I had an application that was originally single threaded and worked as follows:
- gather the items to be drawn (occlusion / frustrum culling / sorting into batches)
- draw items using an immediate context
- present
I decided to use a deferred context and parallelize step 2 as follows:
- gather the items to be drawn (occlusion / frustrum culling / sorting into batches)
- draw items in parallel used a deferred context
- execute the command lists for step 2)
- present
However, I saw almost no performance benefit. I finally decided move the "execute command lists" after present:
- gather the items to be drawn (occlusion / frustrum culling / sorting into batches)
- draw items in parallel used a deferred context
- present (is actually presenting the previous frame's scene now)

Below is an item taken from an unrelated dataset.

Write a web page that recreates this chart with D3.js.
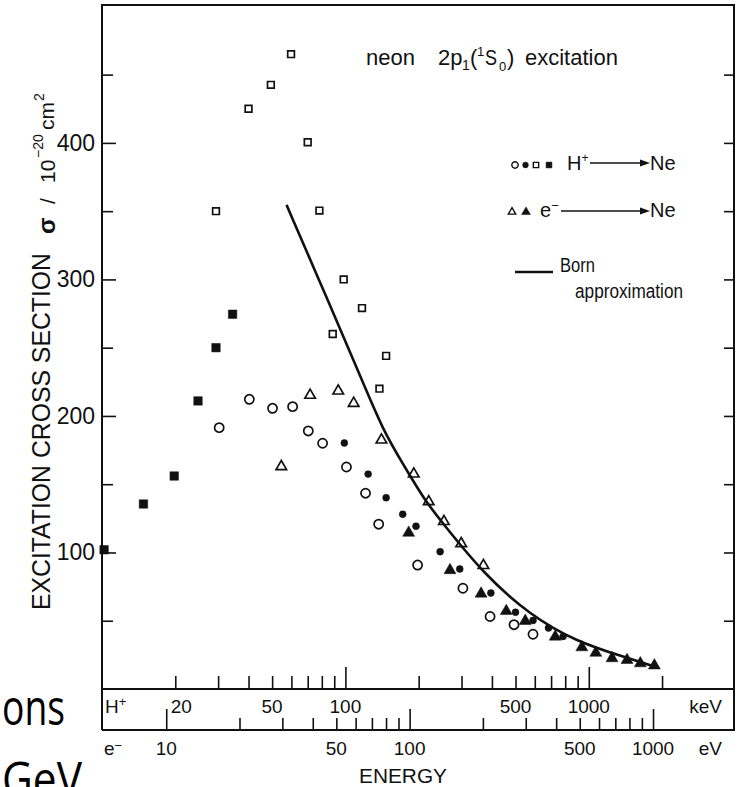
<!DOCTYPE html>
<html>
<head>
<meta charset="utf-8">
<script src="https://cdn.jsdelivr.net/npm/d3@7.9.0/dist/d3.min.js"></script>
<style>
  html, body { margin: 0; padding: 0; background: #fff; }
  svg { display: block; }
  text { font-family: "Liberation Sans", Arial, sans-serif; fill: #111; }
</style>
</head>
<body>
<div id="chart"></div>
<script>
// Proton energies in keV, electron energies in eV, cross sections in 1e-20 cm^2

// H+ -> Ne, open circles
const openCircleE = [30.3, 40.3, 50.2, 60.7, 70.4, 80.6, 101, 121, 137, 198, 304, 393, 493, 590];
const openCircleS = [191.4, 212.2, 205.6, 206.8, 189, 180, 162.6, 143.4, 120.7, 90.8, 73.8, 53.1, 47.1, 40.1];

// H+ -> Ne, filled dots
const dotE = [99, 124, 147, 172, 195, 245, 295, 396, 500, 590, 683, 784];
const dotS = [180.2, 157.4, 140.1, 128, 119.2, 100.6, 87.9, 70.3, 56.2, 50.2, 44.7, 38.5];

// H+ -> Ne, open squares
const openSquareE = [29.4, 40, 49.4, 59.8, 70, 78.2, 88.7, 98.4, 117, 138, 147];
const openSquareS = [350, 425, 442.5, 465, 400.5, 350.4, 260, 300, 279, 220, 244];

// H+ -> Ne, filled squares
const squareE = [10.2, 14.8, 19.8, 24.8, 29.4, 34.4];
const squareS = [102, 135.5, 156, 211, 250, 274.5];

// e- -> Ne, open triangles (eV)
const openTriE = [29.7, 39, 50.9, 58.9, 76.6, 104, 119.8, 138.3, 162.9, 201];
const openTriS = [162.9, 215.2, 218.3, 209.3, 182.4, 157.5, 137.2, 122.7, 106.5, 90.5];

// e- -> Ne, filled triangles (eV)
const triE = [99.1, 146.5, 196.6, 249.5, 298.5, 396.5, 510, 582, 678.6, 782, 887, 1013];
const triS = [114.4, 87, 69.8, 57.1, 49.8, 38.3, 30.5, 26.5, 22.5, 21.2, 18.8, 17.2];

// Born approximation (keV)
const bornE = [57.3, 86, 114, 143, 175, 212, 255, 367, 572, 890, 1384, 1870];
const bornS = [354.6, 282, 231, 189, 163, 138, 120, 85, 54.2, 34.7, 23.7, 16.3];

// axis ticks
const yMinorTicks = [50, 150, 250, 350, 450];
const yMajorTicks = [100, 200, 300, 400];
const hMinorTicks = [20, 30, 40, 50, 60, 70, 80, 90, 200, 300, 400, 500, 600, 700, 800, 900, 2000];
const hMajorTicks = [100, 1000];
const hLabels = [20, 50, 100, 500, 1000];
const eMinorTicks = [20, 30, 40, 50, 60, 70, 80, 90, 200, 300, 400, 500, 600, 700, 800, 900];
const eMajorTicks = [10, 100, 1000];
const eLabels = [10, 50, 100, 500, 1000];

const width = 738;
const height = 787;
const ink = '#111';
const frame = { left: 102, right: 734, top: 5, bottom: 689, eLine: 730 };

const svg = d3.select('#chart')
  .append('svg')
  .attr('width', width)
  .attr('height', height)
  .attr('viewBox', `0 0 ${width} ${height}`);

// Scales: proton keV on the main axis, electron eV at equal velocity (E_e = E_p / 1.836)
const massRatio = 1.836;
const x = d3.scaleLog().domain([10, 3950]).range([frame.left, frame.right]);
const xe = d3.scaleLog().domain(x.domain().map(d => d / massRatio)).range(x.range());
const y = d3.scaleLinear().domain([0, 501]).range([frame.bottom, frame.top]);

// slide text peeking out on the left
svg.append('text').attr('x', 2).attr('y', 725)
  .attr('textLength', 63).attr('lengthAdjust', 'spacingAndGlyphs')
  .style('font-family', '"Open Sans", "Noto Sans", sans-serif').style('font-size', '50px').style('fill', '#000')
  .text('ons');
svg.append('text').attr('x', 2).attr('y', 797)
  .attr('textLength', 80).attr('lengthAdjust', 'spacingAndGlyphs')
  .style('font-family', '"Open Sans", "Noto Sans", sans-serif').style('font-size', '50px').style('fill', '#000')
  .text('GeV');

// frame
const frameG = svg.append('g').attr('stroke', ink).attr('stroke-width', 2).attr('fill', 'none');
frameG.append('path')
  .attr('d', `M${frame.left},${frame.eLine}V${frame.top}H${frame.right}V${frame.eLine}H${frame.left}`);
frameG.append('line')
  .attr('x1', frame.left).attr('x2', frame.right)
  .attr('y1', frame.bottom).attr('y2', frame.bottom);

// Y axis left (ticks inward, labels outside)
const yAxisMinor = svg.append('g')
  .attr('transform', `translate(${frame.left},0)`)
  .call(d3.axisLeft(y).tickValues(yMinorTicks).tickSize(-11).tickFormat(''));
const yAxisMajor = svg.append('g')
  .attr('transform', `translate(${frame.left},0)`)
  .call(d3.axisLeft(y).tickValues(yMajorTicks).tickSize(-14).tickPadding(7));
yAxisMajor.selectAll('text').style('font-size', '23px').attr('fill', ink)
  .style('font-family', '"Liberation Sans", Arial, sans-serif');

// Y axis right (ticks inward)
const yAxisRight = svg.append('g')
  .attr('transform', `translate(${frame.right},0)`)
  .call(d3.axisRight(y).tickValues(yMinorTicks.concat(yMajorTicks)).tickSize(-10).tickFormat(''));

// H+ energy axis, ticks pointing up from the plot bottom
const hAxisMinor = svg.append('g')
  .attr('transform', `translate(0,${frame.bottom})`)
  .call(d3.axisTop(x).tickValues(hMinorTicks).tickSize(13).tickFormat(''));
const hAxisMajor = svg.append('g')
  .attr('transform', `translate(0,${frame.bottom})`)
  .call(d3.axisTop(x).tickValues(hMajorTicks).tickSize(22).tickFormat(''));

// e- energy axis, ticks pointing up from the lower line
const eAxisMinor = svg.append('g')
  .attr('transform', `translate(0,${frame.eLine})`)
  .call(d3.axisTop(xe).tickValues(eMinorTicks).tickSize(12).tickFormat(''));
const eAxisMajor = svg.append('g')
  .attr('transform', `translate(0,${frame.eLine})`)
  .call(d3.axisTop(xe).tickValues(eMajorTicks).tickSize(21).tickFormat(''));

[yAxisMinor, yAxisMajor, yAxisRight, hAxisMinor, hAxisMajor, eAxisMinor, eAxisMajor].forEach(g => {
  g.select('.domain').remove();
  g.selectAll('line').attr('stroke', ink).attr('stroke-width', 1.6);
});

// energy labels
const labelG = svg.append('g').style('font-size', '19px');
labelG.selectAll('.hlab').data(hLabels).join('text')
  .attr('class', 'hlab')
  .attr('x', d => x(d) + (d === 20 ? 6 : 0))
  .attr('y', 713)
  .attr('text-anchor', 'middle')
  .text(d => d);
labelG.selectAll('.elab').data(eLabels).join('text')
  .attr('class', 'elab')
  .attr('x', d => xe(d))
  .attr('y', 755)
  .attr('text-anchor', 'middle')
  .text(d => d);

const hp = labelG.append('text').attr('x', 105).attr('y', 713).text('H');
hp.append('tspan').attr('dy', -7).style('font-size', '13px').text('+');
labelG.append('text').attr('x', 722).attr('y', 713).attr('text-anchor', 'end').text('keV');
const em = labelG.append('text').attr('x', 104).attr('y', 755).text('e');
em.append('tspan').attr('dy', -5).style('font-size', '13px').text('\u2212');
labelG.append('text').attr('x', 722).attr('y', 755).attr('text-anchor', 'end').text('eV');
labelG.append('text').attr('x', 403).attr('y', 783).attr('text-anchor', 'middle')
  .attr('textLength', 88).attr('lengthAdjust', 'spacingAndGlyphs').style('font-size', '20px')
  .text('ENERGY');

// Y title, written bottom to top
svg.append('text')
  .attr('transform', 'translate(50,610) rotate(-90)')
  .attr('textLength', 357).attr('lengthAdjust', 'spacingAndGlyphs')
  .style('font-size', '25px')
  .text('EXCITATION  CROSS  SECTION');
const vText = (str, bx, by, size, weight) => svg.append('text')
  .attr('transform', `translate(${bx},${by}) rotate(-90)`)
  .style('font-size', size + 'px')
  .style('font-weight', weight || 'normal')
  .text(str);
vText('\u03c3', 55, 234, 24, 'bold');
vText('/', 55, 204, 21);
vText('10', 55, 183, 21);
vText('\u221220', 43, 158, 14);
vText('cm', 54, 130, 21);
vText('2', 44, 101, 14);

// Title
const title = svg.append('text').attr('y', 65).style('font-size', '22px');
title.append('tspan').attr('x', 366).text('neon');
title.append('tspan').attr('x', 438).text('2p');
title.append('tspan').attr('x', 462).attr('y', 70).style('font-size', '14px').text('1');
title.append('tspan').attr('x', 470).attr('y', 65).text('(');
title.append('tspan').attr('x', 477).attr('y', 56).style('font-size', '13px').text('1');
title.append('tspan').attr('x', 485).attr('y', 65).attr('textLength', 12).attr('lengthAdjust', 'spacingAndGlyphs').text('S');
title.append('tspan').attr('x', 499).attr('y', 71).style('font-size', '13px').text('0');
title.append('tspan').attr('x', 507).attr('y', 65).text(')');
title.append('tspan').attr('x', 525).text('excitation');

// Born approximation curve
const line = d3.line()
  .x(d => x(d[0]))
  .y(d => y(d[1]))
  .curve(d3.curveBasis);
svg.append('path')
  .datum(d3.zip(bornE, bornS))
  .attr('d', line)
  .attr('fill', 'none')
  .attr('stroke', ink)
  .attr('stroke-width', 2.6);

// Data points
function plotSeries(energies, sigmas, scale, type, size, filled) {
  svg.append('g')
    .selectAll('path')
    .data(d3.zip(energies, sigmas))
    .join('path')
    .attr('transform', d => `translate(${scale(d[0])},${y(d[1])})`)
    .attr('d', d3.symbol().type(type).size(size))
    .attr('fill', filled ? ink : 'none')
    .attr('stroke', ink)
    .attr('stroke-width', filled ? 0.5 : 1.7);
}
plotSeries(openCircleE, openCircleS, x, d3.symbolCircle, 66, false);
plotSeries(dotE, dotS, x, d3.symbolCircle, 38, true);
plotSeries(openSquareE, openSquareS, x, d3.symbolSquare, 45, false);
plotSeries(squareE, squareS, x, d3.symbolSquare, 72, true);
plotSeries(openTriE, openTriS, xe, d3.symbolTriangle, 48, false);
plotSeries(triE, triS, xe, d3.symbolTriangle, 62, true);

// Legend
const legend = svg.append('g');
const legendSym = (cx, cy, type, size, filled) => legend.append('path')
  .attr('transform', `translate(${cx},${cy})`)
  .attr('d', d3.symbol().type(type).size(size)())
  .attr('fill', filled ? ink : 'none')
  .attr('stroke', ink)
  .attr('stroke-width', filled ? 0.5 : 1.4);
legendSym(515, 165, d3.symbolCircle, 32, false);
legendSym(525.5, 165, d3.symbolCircle, 26, true);
legendSym(536, 165, d3.symbolSquare, 28, false);
legendSym(549, 165, d3.symbolSquare, 34, true);
legendSym(512, 212, d3.symbolTriangle, 24, false);
legendSym(526, 212, d3.symbolTriangle, 34, true);

const arrow = (x1, x2, yy) => {
  legend.append('line').attr('x1', x1).attr('x2', x2 - 6).attr('y1', yy).attr('y2', yy)
    .attr('stroke', ink).attr('stroke-width', 1.3);
  legend.append('path').attr('d', `M${x2},${yy}L${x2 - 10},${yy - 3.5}L${x2 - 10},${yy + 3.5}Z`).attr('fill', ink);
};

const lg1 = legend.append('text').attr('x', 567).attr('y', 170).style('font-size', '20px').text('H');
lg1.append('tspan').attr('dy', -8).style('font-size', '12px').text('+');
arrow(590, 650, 163);
legend.append('text').attr('x', 650).attr('y', 170).style('font-size', '20px').text('Ne');

const lg2 = legend.append('text').attr('x', 540).attr('y', 217).style('font-size', '20px').text('e');
lg2.append('tspan').attr('dy', -7).style('font-size', '13px').text('\u2212');
arrow(561, 650, 211);
legend.append('text').attr('x', 650).attr('y', 217).style('font-size', '20px').text('Ne');

legend.append('line').attr('x1', 515).attr('x2', 553).attr('y1', 272).attr('y2', 272)
  .attr('stroke', ink).attr('stroke-width', 2.6);
legend.append('text').attr('x', 560).attr('y', 272).style('font-size', '20px')
  .attr('textLength', 35).attr('lengthAdjust', 'spacingAndGlyphs').text('Born');
legend.append('text').attr('x', 575).attr('y', 298).style('font-size', '20px')
  .attr('textLength', 108).attr('lengthAdjust', 'spacingAndGlyphs').text('approximation');
</script>
</body>
</html>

- execute the command lists
I saw a huge increase in performance with this method. My theory as to why is this worked is that the are basically 3 bottlenecks
- graphics card (triggered by present)
- my app's cpu thread
- device driver cpu thread (triggered by executing the command lists)

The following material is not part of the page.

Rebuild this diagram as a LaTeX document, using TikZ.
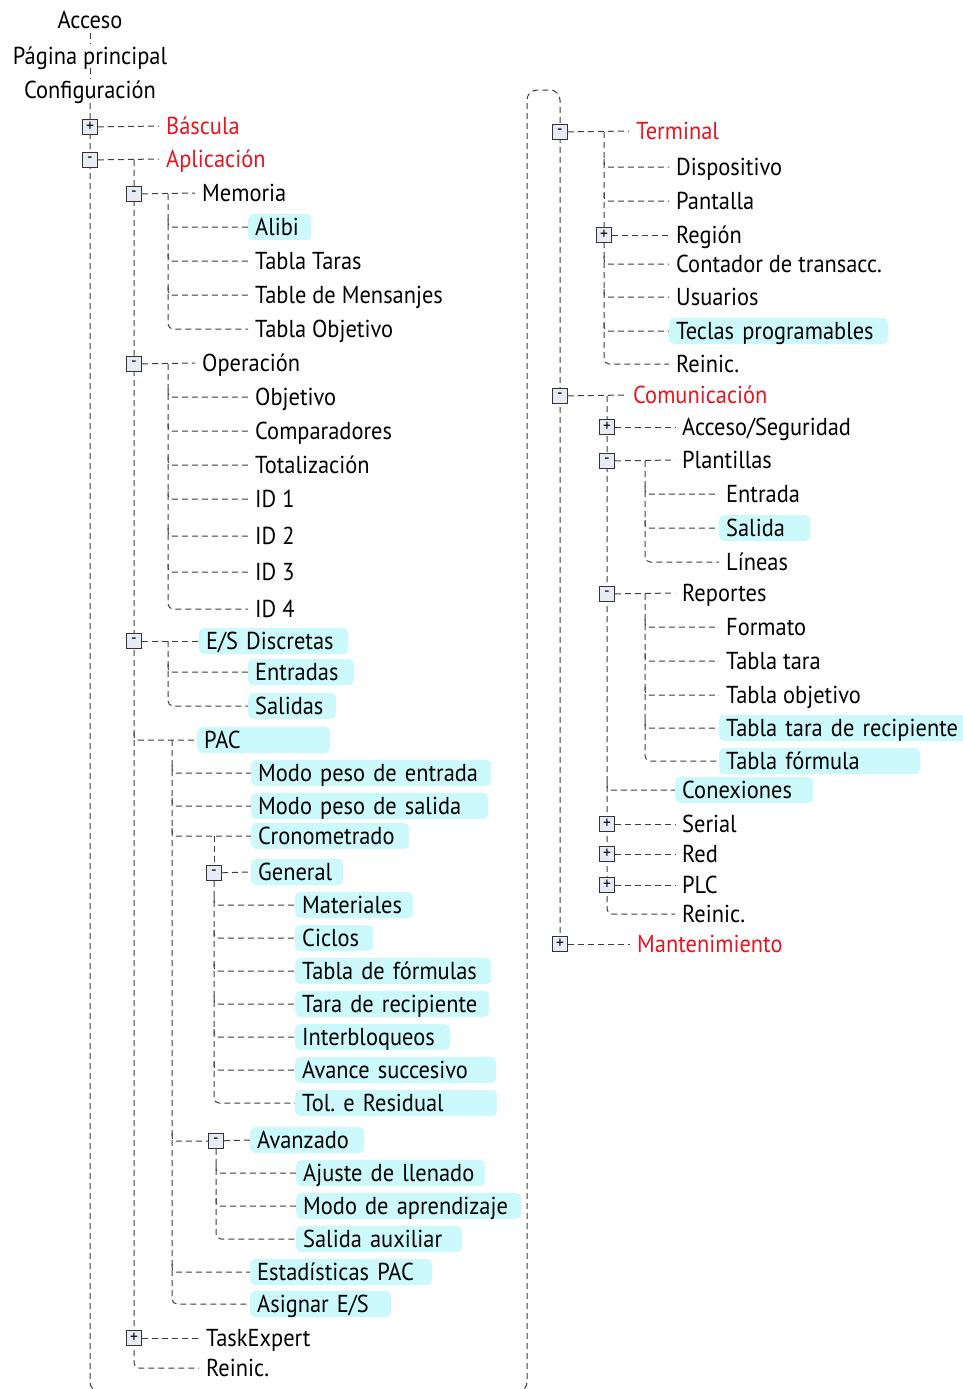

In my original order, each successive stage was blocked by the previous one to be finished. However now, I believe that all three are running in parallel:
- present with (frame - 2) data
- device driver thread with (frame - 1) data
- my cpu thread to run with this frame's data
My question is, is this a common pattern or is there some better way to achieve maximum parallization while using deferred context rendering?